Sarà che è illusorio (impossibile) pensare ad una felicità ideale mai oscurata dall’ombra d’alcuna infelicità; mentre forse non incontriamo negatività o sventure che non racchiudano in sé un germe positivo o l’eventualità di coglierlo in ogni circostanza: pure la più apparentemente avversa. In altri termini: il bene e il male in sé (ossia absoluti, cioè slegati da ogni contesto) non esistono o sono mere astrazioni. Tutto dipende da come consideriamo/viviamo gli eventi. Per qualcuno scoprire dentro di sé un tumore può comportare disperazione, inazione e sfacelo; per qualche altro voglia di reagire, resistere al peggio e cogliere al meglio il presente.

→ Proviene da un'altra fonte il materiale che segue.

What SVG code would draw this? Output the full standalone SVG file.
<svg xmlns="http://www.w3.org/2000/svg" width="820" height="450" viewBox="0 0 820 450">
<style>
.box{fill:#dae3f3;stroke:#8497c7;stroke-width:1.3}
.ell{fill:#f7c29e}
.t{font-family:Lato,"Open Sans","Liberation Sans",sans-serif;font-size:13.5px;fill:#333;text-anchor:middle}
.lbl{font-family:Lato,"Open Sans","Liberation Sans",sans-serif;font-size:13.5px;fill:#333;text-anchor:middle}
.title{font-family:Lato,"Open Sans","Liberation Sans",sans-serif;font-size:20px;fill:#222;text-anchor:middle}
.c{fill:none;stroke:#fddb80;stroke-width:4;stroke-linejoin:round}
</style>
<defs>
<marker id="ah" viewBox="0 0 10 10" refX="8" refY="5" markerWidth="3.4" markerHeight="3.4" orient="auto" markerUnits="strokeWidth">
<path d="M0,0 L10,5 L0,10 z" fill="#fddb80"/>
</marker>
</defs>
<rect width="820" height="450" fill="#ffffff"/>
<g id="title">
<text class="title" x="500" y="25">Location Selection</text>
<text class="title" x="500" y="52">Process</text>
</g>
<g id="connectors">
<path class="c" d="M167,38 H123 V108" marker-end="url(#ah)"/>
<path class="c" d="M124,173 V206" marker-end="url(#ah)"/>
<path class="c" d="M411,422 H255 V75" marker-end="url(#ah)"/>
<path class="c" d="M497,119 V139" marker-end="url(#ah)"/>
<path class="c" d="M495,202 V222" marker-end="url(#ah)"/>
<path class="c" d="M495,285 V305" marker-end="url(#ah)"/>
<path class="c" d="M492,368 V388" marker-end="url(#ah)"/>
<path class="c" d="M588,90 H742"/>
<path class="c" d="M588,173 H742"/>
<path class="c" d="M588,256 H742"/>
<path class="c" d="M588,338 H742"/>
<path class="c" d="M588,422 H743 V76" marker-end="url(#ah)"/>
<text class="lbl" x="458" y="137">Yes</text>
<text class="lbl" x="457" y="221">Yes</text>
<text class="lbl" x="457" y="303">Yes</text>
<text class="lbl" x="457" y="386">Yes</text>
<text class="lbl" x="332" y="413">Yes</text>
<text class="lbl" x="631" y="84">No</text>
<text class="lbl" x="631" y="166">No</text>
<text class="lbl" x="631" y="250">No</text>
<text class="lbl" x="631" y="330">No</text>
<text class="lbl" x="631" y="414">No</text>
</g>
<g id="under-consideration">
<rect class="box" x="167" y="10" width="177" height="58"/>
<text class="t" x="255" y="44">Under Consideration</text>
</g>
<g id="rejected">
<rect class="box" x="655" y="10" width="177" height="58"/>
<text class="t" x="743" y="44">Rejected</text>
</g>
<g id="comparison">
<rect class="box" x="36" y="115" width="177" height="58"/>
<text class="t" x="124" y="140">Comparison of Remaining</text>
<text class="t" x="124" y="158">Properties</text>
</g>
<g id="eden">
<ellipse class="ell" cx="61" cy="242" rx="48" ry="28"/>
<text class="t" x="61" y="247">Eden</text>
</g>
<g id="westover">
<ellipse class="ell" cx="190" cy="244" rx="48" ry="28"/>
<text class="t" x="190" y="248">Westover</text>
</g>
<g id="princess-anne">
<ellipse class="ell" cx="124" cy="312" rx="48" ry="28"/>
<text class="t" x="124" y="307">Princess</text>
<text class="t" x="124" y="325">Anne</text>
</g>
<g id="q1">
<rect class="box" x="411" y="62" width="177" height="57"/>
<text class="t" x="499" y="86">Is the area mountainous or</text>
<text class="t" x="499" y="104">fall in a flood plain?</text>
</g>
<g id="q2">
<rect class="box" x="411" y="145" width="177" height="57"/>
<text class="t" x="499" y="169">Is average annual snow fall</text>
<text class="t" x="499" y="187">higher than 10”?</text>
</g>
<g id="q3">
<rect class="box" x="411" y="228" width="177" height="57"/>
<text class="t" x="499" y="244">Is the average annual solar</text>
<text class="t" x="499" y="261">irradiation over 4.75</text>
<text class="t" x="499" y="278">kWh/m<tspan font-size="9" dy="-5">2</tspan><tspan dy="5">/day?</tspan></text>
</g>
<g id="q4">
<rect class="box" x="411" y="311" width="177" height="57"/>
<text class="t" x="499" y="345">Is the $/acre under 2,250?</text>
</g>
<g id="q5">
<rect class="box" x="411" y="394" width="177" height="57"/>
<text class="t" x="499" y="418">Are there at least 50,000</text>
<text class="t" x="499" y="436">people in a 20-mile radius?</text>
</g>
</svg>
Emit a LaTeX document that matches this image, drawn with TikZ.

Un’ultima considerazione assai condivisibile dell’autore, che cita il Nuovo Testamento osservando che, oggi al pari di un tempo, “C’è più gioia nel dare che nel ricevere” (At 20,35). Ciò significa ribaltare l’atteggiamento predominante dell’homo occidentalis: un egocentrismo che lo spinge a credere semmai nell’esatto contrario. Come a dire: viva il dono, la gratuità, l’essere piuttosto che l’avere. Consapevoli che la pienezza del vivere si raggiunge solo non cercandola, anzi scordandosi di se stessi, rivolgendo l’io al tu, amando invece di voler solo venire amati. Infine un essenziale monito/suggerimento da meditare, che chiude il saggio di Cucci: “L’ostacolo più grande per essere felici è la resistenza a rivedere le nostre idee su di essa”.